> [WHAT YOU HAVE TO DO]
Look through the data below and output, unchanged, every line from the one holding "What Altair code" through the one holding "import pandas as pd", inclusive. Skip the pictures.

> [WORKING DATA]
[BEGIN]

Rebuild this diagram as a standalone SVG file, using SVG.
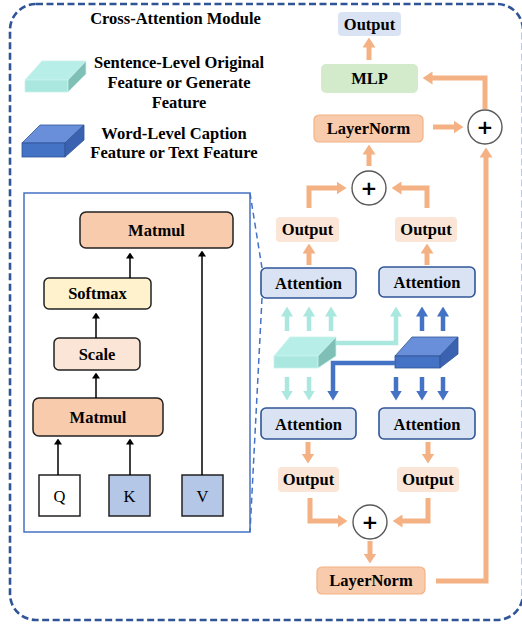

[END]
[BEGIN]

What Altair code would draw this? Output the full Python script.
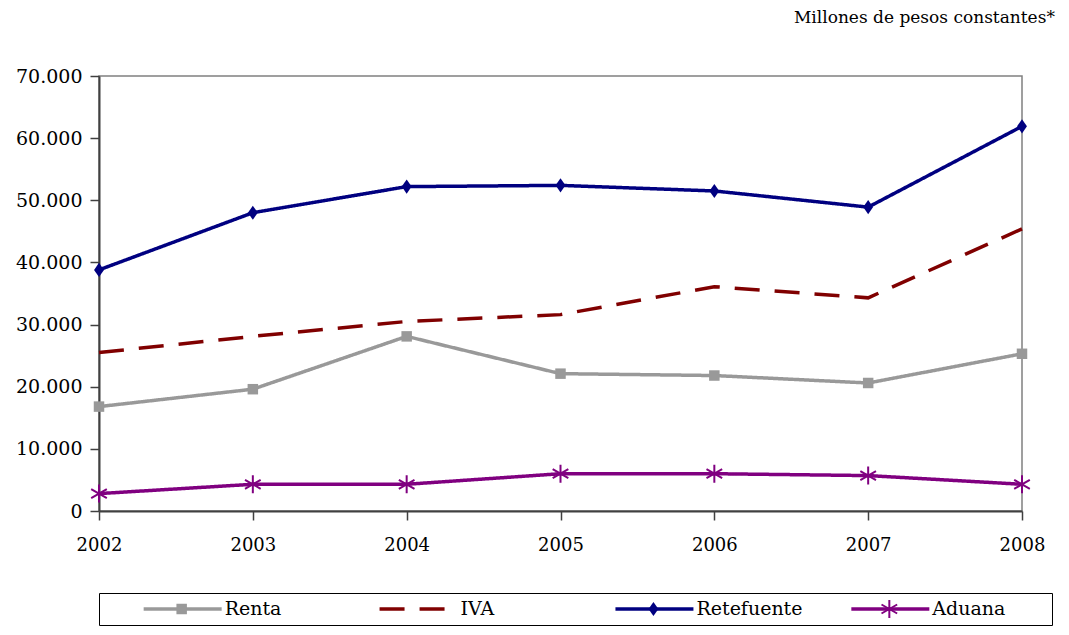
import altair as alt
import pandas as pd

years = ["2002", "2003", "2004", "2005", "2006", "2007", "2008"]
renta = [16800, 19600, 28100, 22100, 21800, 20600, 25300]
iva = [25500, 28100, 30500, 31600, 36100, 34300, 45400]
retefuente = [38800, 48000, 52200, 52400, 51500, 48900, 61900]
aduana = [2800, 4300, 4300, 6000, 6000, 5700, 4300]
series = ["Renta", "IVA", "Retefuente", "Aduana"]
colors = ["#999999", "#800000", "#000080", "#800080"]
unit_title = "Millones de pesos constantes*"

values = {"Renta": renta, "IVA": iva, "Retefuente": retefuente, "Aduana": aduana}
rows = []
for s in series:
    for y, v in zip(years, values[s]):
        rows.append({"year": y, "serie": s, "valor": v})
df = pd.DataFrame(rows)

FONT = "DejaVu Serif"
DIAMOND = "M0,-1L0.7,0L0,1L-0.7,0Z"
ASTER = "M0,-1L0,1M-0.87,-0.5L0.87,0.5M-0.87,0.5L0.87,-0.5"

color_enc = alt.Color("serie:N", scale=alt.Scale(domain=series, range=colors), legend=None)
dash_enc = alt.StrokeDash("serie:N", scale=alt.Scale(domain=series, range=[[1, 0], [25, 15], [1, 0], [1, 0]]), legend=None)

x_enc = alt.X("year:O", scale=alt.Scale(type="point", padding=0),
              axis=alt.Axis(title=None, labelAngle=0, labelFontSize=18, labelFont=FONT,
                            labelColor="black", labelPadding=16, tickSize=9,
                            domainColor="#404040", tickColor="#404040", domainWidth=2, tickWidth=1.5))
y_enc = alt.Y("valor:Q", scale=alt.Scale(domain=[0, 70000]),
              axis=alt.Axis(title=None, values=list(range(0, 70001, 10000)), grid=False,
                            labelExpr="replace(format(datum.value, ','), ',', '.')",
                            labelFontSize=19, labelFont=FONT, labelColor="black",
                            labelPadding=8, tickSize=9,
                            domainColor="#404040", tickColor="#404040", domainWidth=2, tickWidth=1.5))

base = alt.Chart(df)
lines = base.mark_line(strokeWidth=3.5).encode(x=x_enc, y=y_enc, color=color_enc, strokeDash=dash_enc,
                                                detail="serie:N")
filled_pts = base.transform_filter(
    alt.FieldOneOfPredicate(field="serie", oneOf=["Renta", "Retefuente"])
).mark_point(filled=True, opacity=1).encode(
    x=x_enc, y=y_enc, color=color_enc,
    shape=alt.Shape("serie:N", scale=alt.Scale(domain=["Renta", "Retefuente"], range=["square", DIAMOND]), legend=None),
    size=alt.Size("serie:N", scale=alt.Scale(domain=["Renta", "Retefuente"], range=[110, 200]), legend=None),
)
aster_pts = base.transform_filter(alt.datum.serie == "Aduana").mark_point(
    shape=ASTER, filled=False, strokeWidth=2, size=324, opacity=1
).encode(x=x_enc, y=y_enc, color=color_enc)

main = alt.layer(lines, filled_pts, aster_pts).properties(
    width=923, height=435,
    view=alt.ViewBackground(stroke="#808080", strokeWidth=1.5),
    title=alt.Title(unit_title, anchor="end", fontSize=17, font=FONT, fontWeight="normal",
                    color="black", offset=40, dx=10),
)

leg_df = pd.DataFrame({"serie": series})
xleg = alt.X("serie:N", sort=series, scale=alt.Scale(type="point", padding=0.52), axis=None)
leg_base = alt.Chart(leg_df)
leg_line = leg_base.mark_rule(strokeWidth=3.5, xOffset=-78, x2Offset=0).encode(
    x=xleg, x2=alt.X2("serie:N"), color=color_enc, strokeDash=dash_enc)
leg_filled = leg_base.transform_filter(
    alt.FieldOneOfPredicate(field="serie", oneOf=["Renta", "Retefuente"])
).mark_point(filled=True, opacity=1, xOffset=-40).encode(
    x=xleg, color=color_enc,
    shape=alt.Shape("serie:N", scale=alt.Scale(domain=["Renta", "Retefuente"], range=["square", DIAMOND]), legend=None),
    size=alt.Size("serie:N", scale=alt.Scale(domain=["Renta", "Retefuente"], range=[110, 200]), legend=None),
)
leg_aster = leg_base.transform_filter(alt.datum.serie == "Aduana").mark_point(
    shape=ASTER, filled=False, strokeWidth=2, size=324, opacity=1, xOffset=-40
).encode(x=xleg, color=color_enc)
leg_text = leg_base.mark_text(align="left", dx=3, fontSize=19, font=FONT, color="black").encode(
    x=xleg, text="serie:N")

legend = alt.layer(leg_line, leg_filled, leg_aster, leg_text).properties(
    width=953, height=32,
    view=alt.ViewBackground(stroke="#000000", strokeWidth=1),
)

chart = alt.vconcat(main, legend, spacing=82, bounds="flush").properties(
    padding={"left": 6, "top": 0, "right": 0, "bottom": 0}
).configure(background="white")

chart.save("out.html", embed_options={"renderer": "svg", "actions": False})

[END]

> [CORRECT RESULT]
What Altair code would draw this? Output the full Python script.
import altair as alt
import pandas as pd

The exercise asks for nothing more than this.